For word-freaks who love food, check out such past orts as runcible spoon, spurtle, fletcherize, catillation, and the unexpected origin of cookie. Perhaps it will help your score in Free Rice!


Illustration Art is David Apatoff's blog dedicated to "celebrating great art in humble places: the glorious talents of the artists who illustrated stories, advertisements and comics in the 20th century". His latest post, Words and Pictures, begins "When words and pictures are combined to tell a story, one medium or the other usually ends up doing most of the heavy lifting." He goes on to talk about examples of each (mentioned Alison Bechdel's Fun Home, Art Spiegelman's Maus, and Chris Ware's Jimmy Corrigan), before arriving at Mort Drucker whose body of work for Mad Magazine has gone entirely too unrecognized. For any of us who grew on on Mad, it's a fascinating read, and the discussion in comments is illuminating as well.

(Meka leka hi meka hiney ho)

Words Without Borders, an online magazine for international literature, "opens doors to international exchange through translation of the world’s best writing — selected and translated by a distinguished group of writers, translators, and publishing professionals — and publishing and promoting these works (or excerpts) on the web....Our ultimate aim is to introduce exciting international writing to the general public — travelers, teachers, students, publishers, and a new generation of eclectic readers — by presenting international literature not as a static, elite phenomenon, but a portal through which to explore the world. In the richness of cultural information we present, we hope to help foster a 'globalization' of cultural engagement and exchange, one that allows many voices in many languages to prosper."

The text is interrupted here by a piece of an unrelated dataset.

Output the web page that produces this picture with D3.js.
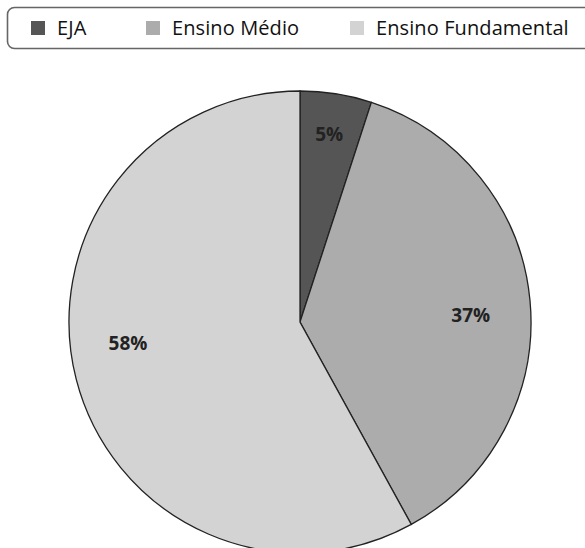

Seguing into other boundary expansions, I highly recommend the review of Thomas Hines' The Great Funk book by Annali Rufus currently at Alternet, "Blame It All On The 70's?" One paragraph reads: "Ecology. Diversity. Ethnic and sexual identity. Individuality. Alternative sources of energy. Feminism. Fundamentalist spirituality. Retrace our steps (in Earth shoes and a crocheted vest and Dacron flares, of course) through Jimmy Swaggart and solar-heated geodesic domes and blaxploitation films and the Village People and you will find it there, albeit all innocent and earnest and embryonic. And not just the topics themselves but the ways in which we face them now: our wary citizen-journalist vigilance, questioning authority, scoping out conspiracies, pursuing truthiness."

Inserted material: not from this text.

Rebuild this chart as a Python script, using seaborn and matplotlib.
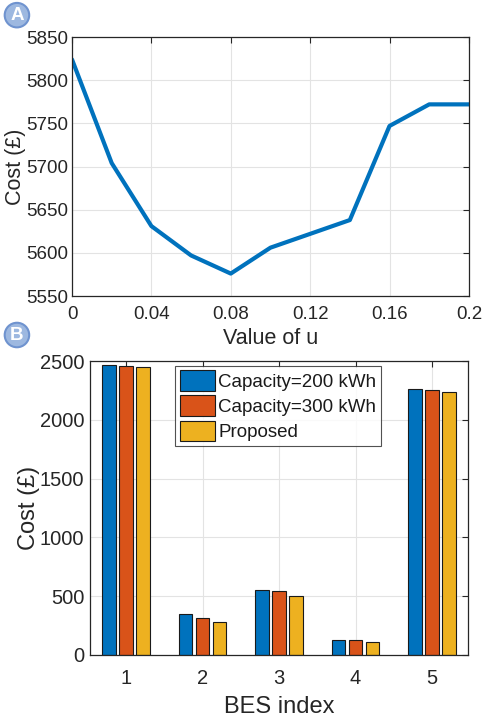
import numpy as np
import pandas as pd
import matplotlib
matplotlib.use("Agg")
import matplotlib.pyplot as plt
import seaborn as sns

# Panel A data
u_values = [0.0, 0.02, 0.04, 0.06, 0.08, 0.10, 0.12, 0.14, 0.16, 0.18, 0.20]
cost_u = [5824, 5704, 5631, 5597, 5576, 5606, 5622, 5638, 5747, 5772, 5772]

# Panel B data
bes_index = ["1", "2", "3", "4", "5"]
cap200 = [2465, 349, 551, 128, 2261]
cap300 = [2460, 318, 545, 125, 2252]
proposed = [2452, 281, 500, 108, 2241]
series_names = ["Capacity=200 kWh", "Capacity=300 kWh", "Proposed"]
colors = ["#0072BD", "#D95319", "#EDB120"]

sns.set_theme(style="white")
plt.rcParams['font.family'] = ['Liberation Sans', 'DejaVu Sans']

fig = plt.figure(figsize=(4.84, 7.22), dpi=100)

grid_kw = dict(color="#e3e3e3", linewidth=0.8)

# ---- Panel A
axA = fig.add_axes([0.1488, 0.590, 0.820, 0.3587])
dfA = pd.DataFrame({"u": u_values, "cost": cost_u})
sns.lineplot(data=dfA, x="u", y="cost", ax=axA, color="#0072BD", linewidth=3)
axA.set_xlim(0, 0.2)
axA.set_ylim(5550, 5850)
axA.set_xticks([0, 0.04, 0.08, 0.12, 0.16, 0.2])
axA.set_xticklabels(["0", "0.04", "0.08", "0.12", "0.16", "0.2"])
axA.set_yticks([5550, 5600, 5650, 5700, 5750, 5800, 5850])
axA.grid(True, **grid_kw)
axA.set_axisbelow(True)
axA.tick_params(axis="both", direction="in", length=4, width=0.8, color="#262626",
                top=True, right=True, labelsize=13.5, labelcolor="#262626")
axA.tick_params(axis="x", pad=7)
axA.tick_params(axis="y", pad=3)
axA.set_xlabel("Value of u", fontsize=15.5, color="#262626", labelpad=4)
axA.set_ylabel("Cost (£)", fontsize=15.5, color="#262626", labelpad=0)
for s in axA.spines.values():
    s.set_color("#262626"); s.set_linewidth(0.9); s.set_visible(True)

# ---- Panel B
axB = fig.add_axes([0.186, 0.0928, 0.781, 0.407])
dfB = pd.DataFrame({
    "BES": bes_index * 3,
    "cost": cap200 + cap300 + proposed,
    "series": [series_names[0]] * 5 + [series_names[1]] * 5 + [series_names[2]] * 5,
})
sns.barplot(data=dfB, x="BES", y="cost", hue="series", palette=colors, ax=axB,
            width=0.667, gap=0.19, edgecolor="#1a1a1a", linewidth=0.8, saturation=1)
axB.set_xlim(-0.47, 4.47)
axB.set_ylim(0, 2500)
axB.set_yticks([0, 500, 1000, 1500, 2000, 2500])
axB.grid(True, **grid_kw)
axB.set_axisbelow(True)
axB.tick_params(axis="both", direction="in", length=4, width=0.8, color="#262626",
                top=True, right=True, labelsize=14.5, labelcolor="#262626")
axB.tick_params(axis="x", pad=10)
axB.tick_params(axis="y", pad=4)
axB.set_xlabel("BES index", fontsize=17, color="#262626", labelpad=6)
axB.set_ylabel("Cost (£)", fontsize=17, color="#262626", labelpad=0)
for s in axB.spines.values():
    s.set_color("#262626"); s.set_linewidth(0.9); s.set_visible(True)
leg = axB.legend(loc="upper left", bbox_to_anchor=(0.225, 0.985), fontsize=13.5,
                 frameon=True, fancybox=False, edgecolor="#262626", handlelength=1.9,
                 handleheight=1.3, handletextpad=0.15, borderpad=0.25, labelspacing=0.25,
                 borderaxespad=0)
leg.get_frame().set_linewidth(0.8)
for t in leg.get_texts():
    t.set_color("#1a1a1a")

# Panel letters
for letter, y in [("A", 0.979), ("B", 0.536)]:
    fig.text(0.035, y, letter, ha="center", va="center", fontsize=13.5, fontweight="bold",
             color="white",
             bbox=dict(boxstyle="circle,pad=0.2", facecolor="#9db8e0", edgecolor="#6f93cf",
                       linewidth=1.5))

fig.savefig("out.png", dpi=100)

It's a really good grasp of a pivotal decade, I found. So many of our current analyses begin "Thirty years ago..." I'm sure this essay will spawn some of my own, but I'll leave you here with another paragraph:

"Apocalyptic and disco fantasies mixed giddily in those years with a yen for authenticity -- by which yogurt and animal-rights activism and vibrators became mainstream, and by which manufacturers got rich churning out decor in feculent "earth tones." And this is what marks the '70s: this urgency, this dazed, tender, ever-so-public awakening on the cusp between Strawberry Fields and multinationals. It was the decade when a hundred pride movements bloomed. So much pride, so little embarrassment."


And, to jumpstart the year, Sara Robinson at Orcinus is "launching a short series presenting a few things we might bear in mind as we get organized for the long journey ahead". The first post, "2008: A Year in Limbo" is up, beginning with stanzas from Yeats' "The Second Coming". Be brave and read it. Better to think and know than to not, honestly.

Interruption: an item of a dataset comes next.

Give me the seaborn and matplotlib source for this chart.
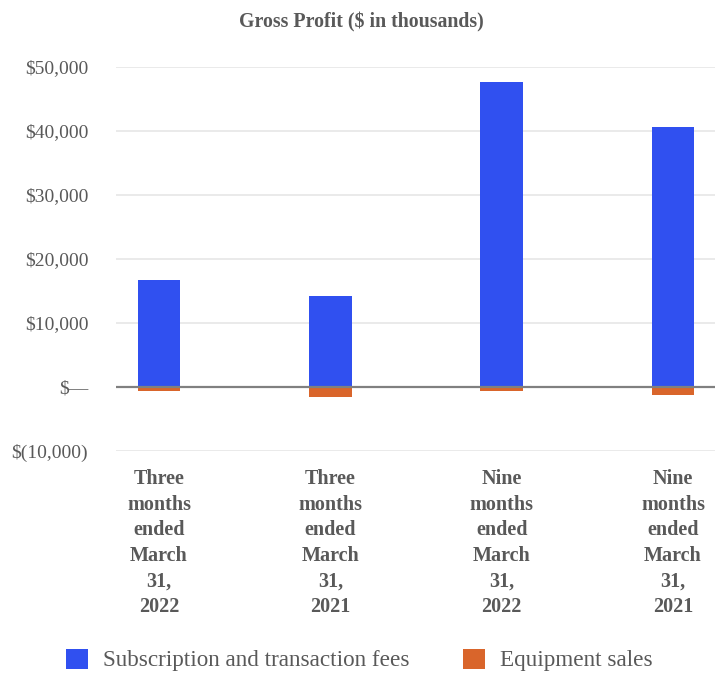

(Thx to little gator for this image.)

2 comments:

Anonymous said...

So glad you linked David Aptoff's blog, Illustration Art. I depend on him for insights into art that I rarely find anywhere else. If only he would be hired by PBS or Ovation, where the ideas in the art documentaries are insipid in comparison.

So many pubic critics these days rely on emotional response, or saying that they don't know how to describe why something works or doesn't.

Aptoff knows and can articulate what is working and why. I love that. Plus he brings so much art to our attention.

A daily dose of Aptoff with a weekly dose of Walter Benjamin and I feel better prepared to face the world of art.

letsdance said...

Thanks for including pictures with the words, Maggie.

I will be following Sara Robinson's follow-ups to today's essay.